Si Cristina nunca fue transparente en el manejo de los dineros públicos, hay que reconocerle que sí lo es -y mucho- en otro aspecto: su cara.
Su rostro y sus gestos, aunque con muestras disimuladas (forzadas) de apoyo, dejaban traslucir, sin embargo, una sutil desaprobación: la furia que la invade por la falta de eficacia de su criatura política en el manejo del Gobierno, el fallo contra Lázaro Báez y la insoportable demora en la resolución de las complicaciones judiciales que acechan a su familia.
Cuando la cámara no la tomaba, Cristina parecía aburrirse con el discurso de su ahijado; por momentos, dejaba flotar la mirada, distraída, barriendo el recinto con indiferencia y tamborileando los dedos, impaciente. Solo cuando sabía que la lente la estaba apuntando ejecutaba un calculado gesto de aprobación. La actuación es lo suyo, qué duda cabe.
Pero su gozo pareció trepar hasta lo indecible cuando el alumno pronunció la palabra mágica: “intereses concentrados”. El dardo fue, naturalmente, para los grandes medios, cuyos periodistas “escriben preservando intereses concentrados”. Desde el recinto le respondieron con un nombre y un apellido: apenas dos palabras para exponer la contradicción presidencial: “Lázaro Báez” que, en la carrera de empleado a millonario, “concentró” 55 millones de dólares que podrían haber ido a “los últimos”, objeto de los desvelos del relato presidencial. Pirotecnia verbal, como diría el Presidente.

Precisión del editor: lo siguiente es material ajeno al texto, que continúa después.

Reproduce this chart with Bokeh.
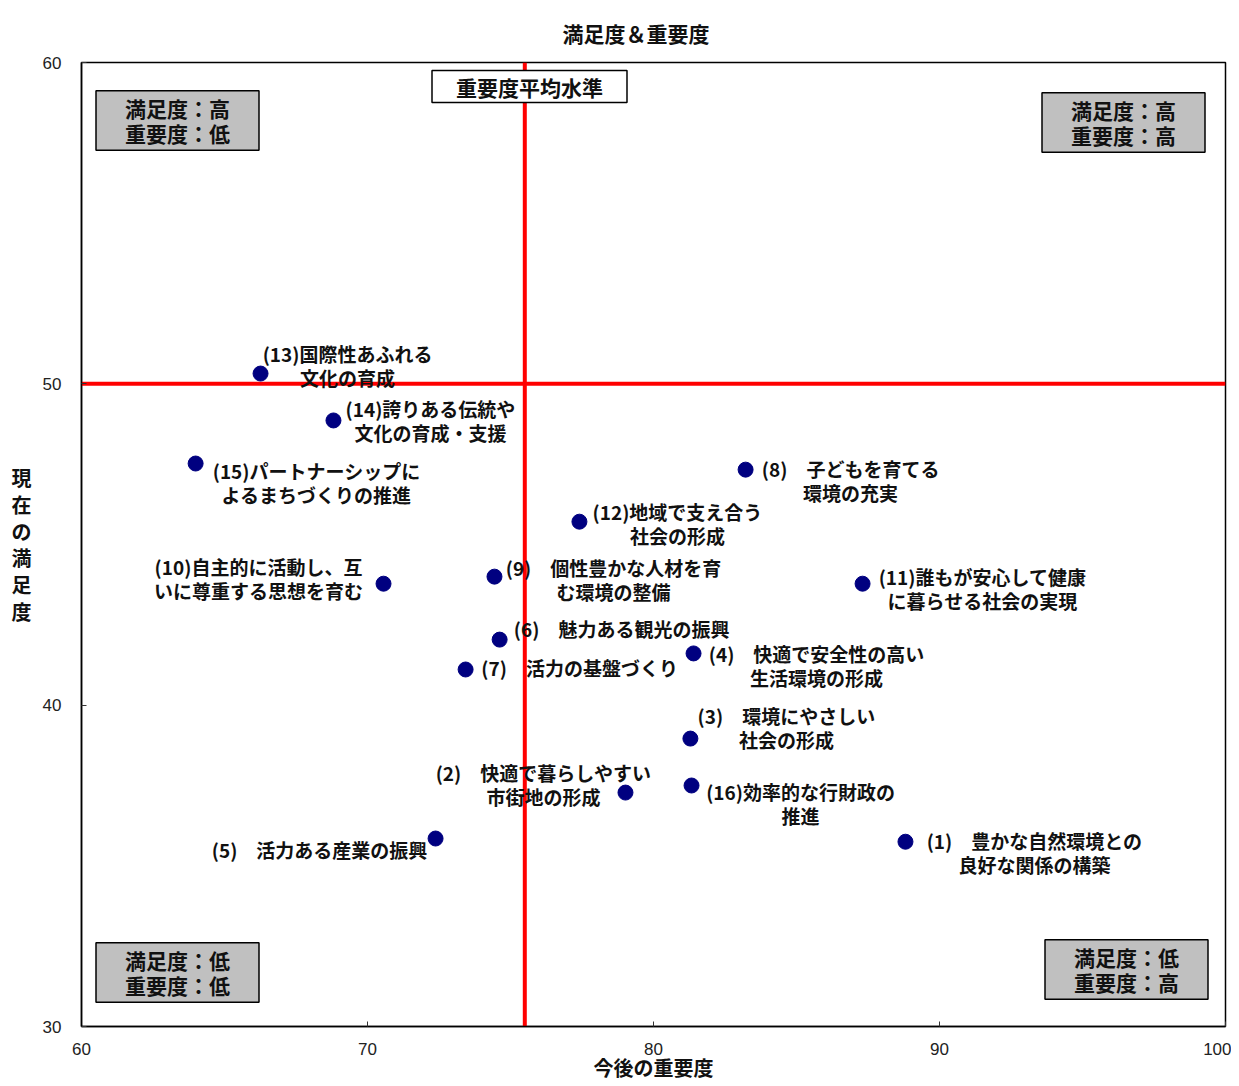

“Quienes independizaron nuestro país no tuvieron angustia; tuvieron coraje”, aleccionó, en otro tramo. Olvidó decir, sin embargo, que la mayoría de aquellos próceres fundacionales murió pobre. Un abismo moral con los nuevos ricos integrantes de su Gobierno, empezando por su implacable profesora, frente a la que al mediodía rindió examen.